Конечно, если этому предшествовал длинный ряд взаимных столкновений, если дож постепенно был приведён к тому, чтобы возненавидеть олигархию, которая его окружала и над ним властвовала, и мог чувствовать или подозревать в каждом поступке сената заранее обдуманное намерение оскорбить и унизить его, — то самое ничтожное новое оскорбление могло бы переполнить чашу его гнева <…>.

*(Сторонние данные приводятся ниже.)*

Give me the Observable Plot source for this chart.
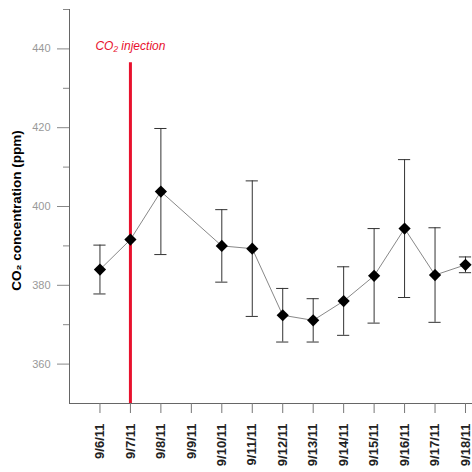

Возможно также, что старик, страстно влюблённый в молодую и красивую жену, но в то же время сознававший и смешную сторону своего неравного брака, целыми месяцами, целыми годами мучил себя подозрениями ревности; хотя и убеждённый в верности своей жены, он тем не менее жестоко страдал от мысли, что другие люди, может быть, не разделяют этого убеждения, и потому придал особенное значение дерзкой выходке Стено, в которой он увидел обнаружение тайной мысли, может быть, разделяемой половиною венецианского общества.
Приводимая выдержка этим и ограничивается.